Isso sem mencionar a influência sobre os atletas, que quase sempre eram analfabetos funcionais, carentes, e entregavam suas vidas nas mãos de qualquer um com a promessa de um contrato.
Inclua-se neste molho, o ingrediente: televisão. Que há algum tempo é o maior gerador de receitas aos clubes, que ficam reféns da emissora, de seus horários, exigências, eis que esta tem tráfego irrestrito dentro da CBF, que, por sua vez, nunca foi defensora dos clubes, e ainda não é, cuidando apenas, e mal, de sua seleção, mas muito bem de suas finanças.
O quadro todo apontava então para o fim dos clubes, e o surgimento de empresas, como ocorre na Inglaterra e na Alemanha, prioritariamente. Ocorre que nossos clubes devem muito para mudar seu Objetivo Social, nenhuma empresa sobrevive sem lucro e cheia de dívidas.
Surgiram, sem qualquer vergonha, clubes de empresário. Itinerantes, sem qualquer identidade com o povo ou a cidade. Como exemplos: Ipatinga, agora Betim, Grêmio, que ora é Prudente ora é Barueri.
Não precisa ser um especialista do direito desportivo para perceber que é necessária uma legislação para coibir os abusos e permitir que clubes, investidores e empresários convivam no mesmo espaço econômico sem autofagia, e sem a dependência danosa que hoje impera.
Uma outra Lei, de responsabilidade fiscal dos clubes, como existe para o poder público, também é necessária, para coibir más e irresponsáveis gestões, que gastam mais do que arrecadam.
Enquanto isto não ocorre, para lutar contra esta gama de fatores que vinha esmagando os clubes, estes recorreram àqueles que representam o porquê de toda esta celeuma: o torcedor.
Surgiram os “modernos” planos de sócios, uma tentativa dos clubes de voltarem a ser independentes e donos de algum capital que eles próprios pudessem gerir, sem dever porcentagens a este ou aquele.

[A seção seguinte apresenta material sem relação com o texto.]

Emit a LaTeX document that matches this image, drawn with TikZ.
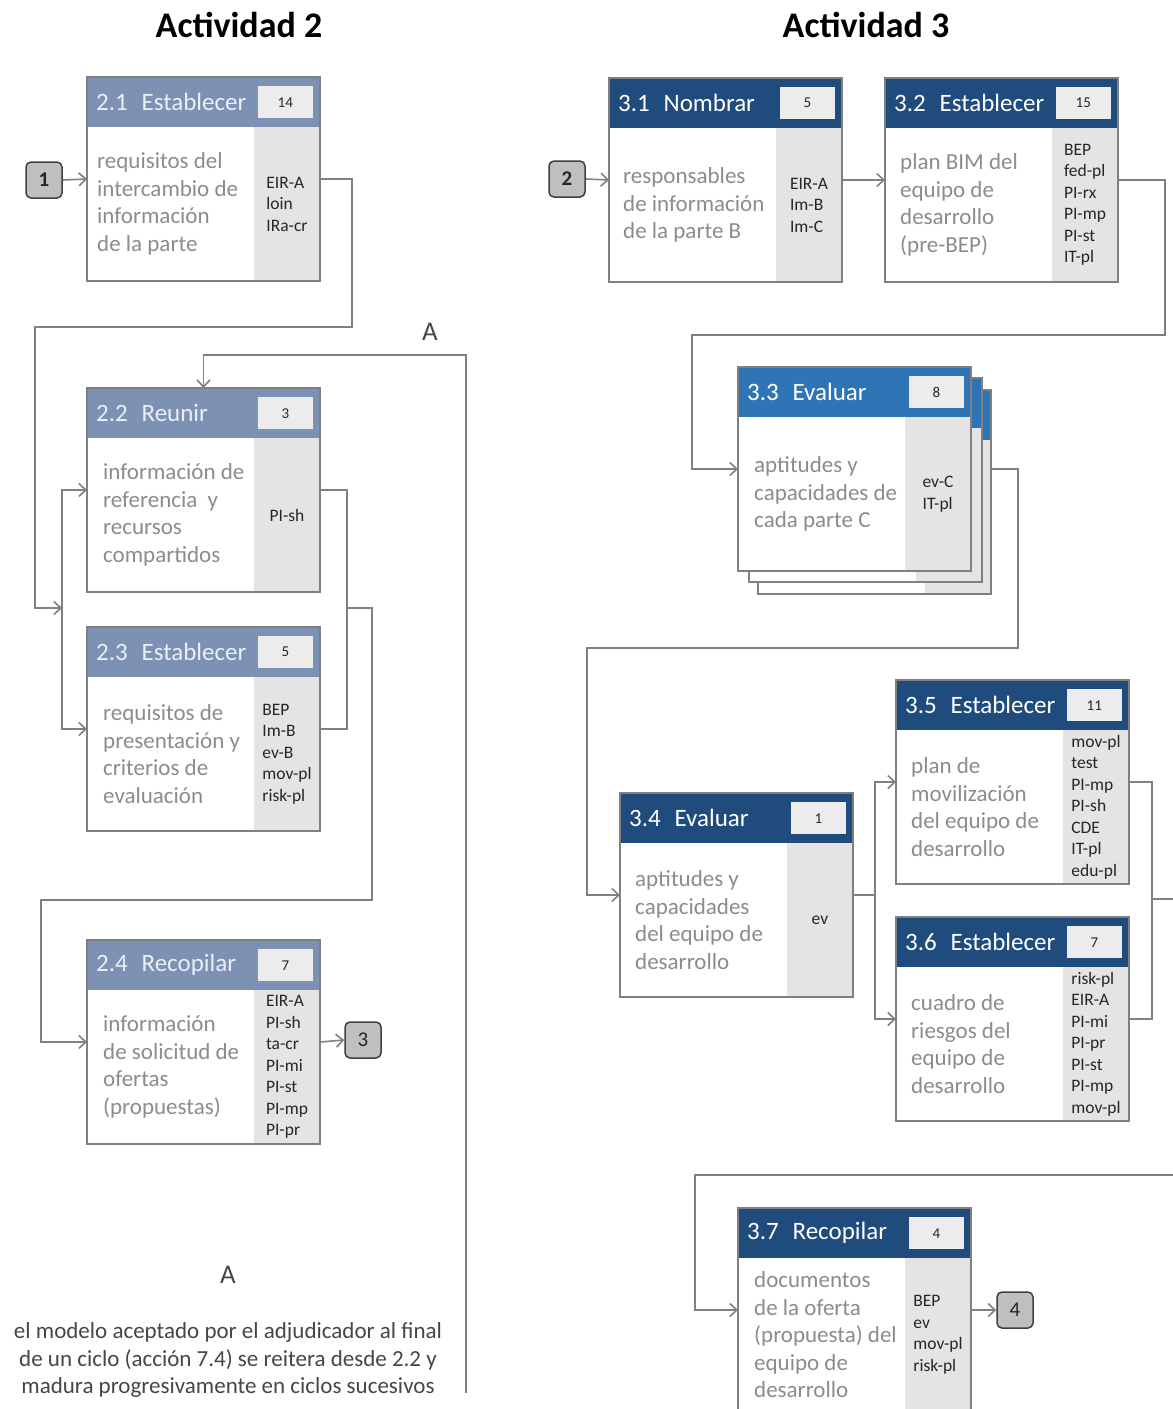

E ainda temos, para sacramentar a era de mudanças que vivemos, a Copa do Mundo, que dará novos estádios e um novo conceito sobre como se acompanha, ou como se deve acompanhar futebol no Brasil. Conceito teatral importado da Europa.
Não precisamos ir longe para dar de cara com a mudança, basta olhar pra baixo e ver que o clube que sempre invejou nosso patrimônio, agora espera saborear doce vingança.
Corinthians e Flamengo, gostemos ou não, pelo tamanho de suas torcidas, lançaram planos de sócios, que, somados às exorbitantes cotas de TV, lhes proporcionarão vantagem na largada dos “candidatos a supertimes brasileiros.”
O nosso Coxa, se seguir nesta linha empresarial austera, e não mais for liderado por aventureiros, será um time grande, de tradição, de camisa, de base, de respeito. Mas, incomparável financeiramente aos dois acima citados, por exemplo.
Com os pequenos, o futuro será impiedoso. Arapongas, e Cianortes murcharam aos montes pelo Brasil.
Os campeonatos estaduais, deficitários, de renda e público irrisórios, serão extintos, dando lugar a copas regionais e nacionais muito mais rentáveis e de acordo com a "nova ordem" do futebol.
O único ente deste quadro que não mudou e nem mudará muito quando estudada no futuro, é a torcida, que seguirá sendo o componente lúdico, apaixonado, a origem e o destino de toda esta máquina econômica chamada futebol. Mais civilizada, oxalá, e, claro, um pouco mais exigente quanto ao conforto para assistir a derrocada, a falência ou a sobrevivência financeira de seu amado clube.